*TASK DATA*.
■ ■ ■

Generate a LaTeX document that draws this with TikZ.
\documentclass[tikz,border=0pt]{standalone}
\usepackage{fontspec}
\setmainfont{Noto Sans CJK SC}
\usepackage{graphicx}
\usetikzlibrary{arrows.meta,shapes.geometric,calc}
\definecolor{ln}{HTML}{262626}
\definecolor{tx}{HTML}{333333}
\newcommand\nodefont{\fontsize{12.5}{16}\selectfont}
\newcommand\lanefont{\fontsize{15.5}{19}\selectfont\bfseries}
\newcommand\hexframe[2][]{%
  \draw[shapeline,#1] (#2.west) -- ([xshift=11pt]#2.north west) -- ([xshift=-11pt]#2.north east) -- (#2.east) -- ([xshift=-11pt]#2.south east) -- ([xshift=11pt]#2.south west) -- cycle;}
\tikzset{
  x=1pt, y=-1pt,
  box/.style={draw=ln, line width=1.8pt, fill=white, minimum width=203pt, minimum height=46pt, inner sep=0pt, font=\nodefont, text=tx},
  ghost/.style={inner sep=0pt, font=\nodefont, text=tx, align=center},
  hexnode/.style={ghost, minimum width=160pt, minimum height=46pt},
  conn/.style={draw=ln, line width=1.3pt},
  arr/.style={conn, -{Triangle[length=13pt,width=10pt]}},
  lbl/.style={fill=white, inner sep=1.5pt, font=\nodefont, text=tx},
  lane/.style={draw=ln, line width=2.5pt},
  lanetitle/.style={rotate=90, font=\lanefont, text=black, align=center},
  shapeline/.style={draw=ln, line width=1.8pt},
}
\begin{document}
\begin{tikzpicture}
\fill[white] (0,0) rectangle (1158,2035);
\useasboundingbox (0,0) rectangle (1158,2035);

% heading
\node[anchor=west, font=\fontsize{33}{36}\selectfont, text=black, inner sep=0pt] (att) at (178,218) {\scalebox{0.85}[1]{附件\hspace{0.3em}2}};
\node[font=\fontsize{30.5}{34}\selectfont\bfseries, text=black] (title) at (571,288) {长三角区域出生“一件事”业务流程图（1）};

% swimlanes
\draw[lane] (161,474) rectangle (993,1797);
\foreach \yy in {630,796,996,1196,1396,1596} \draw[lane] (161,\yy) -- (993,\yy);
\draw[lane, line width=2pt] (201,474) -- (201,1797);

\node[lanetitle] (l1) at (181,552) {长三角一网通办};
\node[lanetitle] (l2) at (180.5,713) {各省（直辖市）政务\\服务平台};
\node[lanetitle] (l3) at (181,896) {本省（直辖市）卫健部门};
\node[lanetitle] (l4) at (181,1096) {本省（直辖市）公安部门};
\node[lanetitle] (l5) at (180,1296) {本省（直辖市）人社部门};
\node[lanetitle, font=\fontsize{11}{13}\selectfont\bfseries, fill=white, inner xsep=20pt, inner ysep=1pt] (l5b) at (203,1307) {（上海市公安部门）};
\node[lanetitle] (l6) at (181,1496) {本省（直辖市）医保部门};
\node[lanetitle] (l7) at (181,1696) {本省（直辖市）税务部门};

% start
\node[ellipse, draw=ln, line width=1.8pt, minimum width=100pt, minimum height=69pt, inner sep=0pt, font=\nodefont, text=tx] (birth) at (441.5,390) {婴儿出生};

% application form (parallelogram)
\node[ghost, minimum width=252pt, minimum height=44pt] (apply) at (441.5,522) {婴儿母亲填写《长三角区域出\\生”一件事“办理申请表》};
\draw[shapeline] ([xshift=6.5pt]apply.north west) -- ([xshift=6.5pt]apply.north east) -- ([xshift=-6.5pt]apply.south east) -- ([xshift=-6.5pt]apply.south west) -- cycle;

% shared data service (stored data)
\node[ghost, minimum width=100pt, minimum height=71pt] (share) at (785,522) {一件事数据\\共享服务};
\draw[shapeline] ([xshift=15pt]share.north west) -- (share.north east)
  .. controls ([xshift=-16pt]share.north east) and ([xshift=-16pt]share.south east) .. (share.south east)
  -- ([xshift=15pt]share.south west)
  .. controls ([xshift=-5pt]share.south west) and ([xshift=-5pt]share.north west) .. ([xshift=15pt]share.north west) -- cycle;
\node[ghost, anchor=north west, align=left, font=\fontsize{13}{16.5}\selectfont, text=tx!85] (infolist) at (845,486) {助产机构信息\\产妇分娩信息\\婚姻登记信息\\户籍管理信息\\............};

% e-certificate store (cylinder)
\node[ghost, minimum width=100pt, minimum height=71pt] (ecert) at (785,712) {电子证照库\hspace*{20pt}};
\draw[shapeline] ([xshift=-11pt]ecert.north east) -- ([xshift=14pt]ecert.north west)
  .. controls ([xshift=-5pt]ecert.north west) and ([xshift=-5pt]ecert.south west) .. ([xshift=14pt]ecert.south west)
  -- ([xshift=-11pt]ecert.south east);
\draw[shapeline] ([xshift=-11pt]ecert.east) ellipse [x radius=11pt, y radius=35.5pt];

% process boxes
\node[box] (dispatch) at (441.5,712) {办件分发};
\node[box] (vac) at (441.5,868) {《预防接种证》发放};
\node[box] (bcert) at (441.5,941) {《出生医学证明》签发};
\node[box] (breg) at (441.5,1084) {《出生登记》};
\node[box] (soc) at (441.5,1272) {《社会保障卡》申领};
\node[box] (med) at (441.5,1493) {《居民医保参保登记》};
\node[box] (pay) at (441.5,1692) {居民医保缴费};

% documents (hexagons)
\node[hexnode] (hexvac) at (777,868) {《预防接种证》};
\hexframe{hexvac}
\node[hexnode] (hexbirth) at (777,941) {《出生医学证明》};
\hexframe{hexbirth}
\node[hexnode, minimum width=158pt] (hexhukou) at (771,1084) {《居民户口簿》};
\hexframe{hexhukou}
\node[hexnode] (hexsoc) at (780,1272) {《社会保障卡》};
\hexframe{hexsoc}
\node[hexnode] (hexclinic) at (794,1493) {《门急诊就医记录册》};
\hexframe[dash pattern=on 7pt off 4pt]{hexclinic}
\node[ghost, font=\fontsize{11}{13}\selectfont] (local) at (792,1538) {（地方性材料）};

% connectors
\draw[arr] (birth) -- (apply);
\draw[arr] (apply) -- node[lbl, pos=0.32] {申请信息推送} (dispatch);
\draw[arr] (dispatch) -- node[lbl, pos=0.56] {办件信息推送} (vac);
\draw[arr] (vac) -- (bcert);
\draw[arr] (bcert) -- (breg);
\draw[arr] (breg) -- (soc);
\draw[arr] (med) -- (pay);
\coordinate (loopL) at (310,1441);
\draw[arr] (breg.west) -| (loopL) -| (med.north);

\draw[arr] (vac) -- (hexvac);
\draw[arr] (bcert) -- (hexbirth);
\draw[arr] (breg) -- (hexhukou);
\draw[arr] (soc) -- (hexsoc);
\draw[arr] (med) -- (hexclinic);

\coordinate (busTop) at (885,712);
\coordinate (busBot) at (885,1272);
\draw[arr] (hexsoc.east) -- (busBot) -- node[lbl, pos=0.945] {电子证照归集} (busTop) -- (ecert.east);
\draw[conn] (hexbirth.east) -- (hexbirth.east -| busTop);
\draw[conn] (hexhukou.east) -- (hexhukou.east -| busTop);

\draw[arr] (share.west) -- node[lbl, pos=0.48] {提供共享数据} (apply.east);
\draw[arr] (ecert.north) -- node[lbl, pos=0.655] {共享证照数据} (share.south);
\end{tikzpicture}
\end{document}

■ ■ ■

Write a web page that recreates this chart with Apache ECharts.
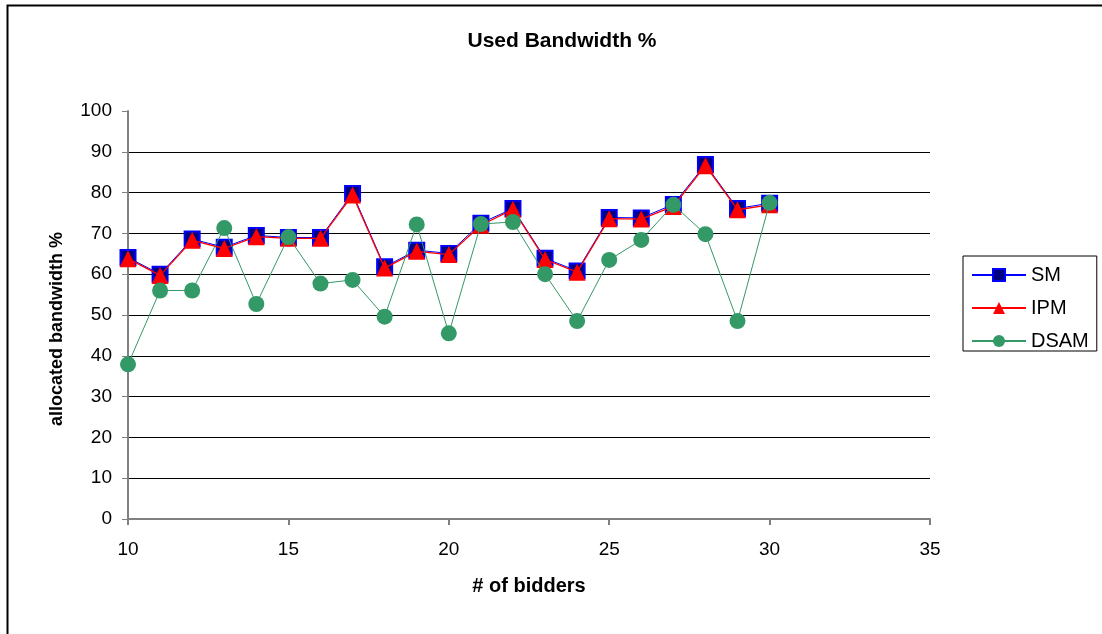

■ ■ ■

*STATED PROBLEM*.
Reproduce each line from the records that contains the word "this".

*EXERCISE RESPONSE*.
Generate a LaTeX document that draws this with TikZ.
Write a web page that recreates this chart with Apache ECharts.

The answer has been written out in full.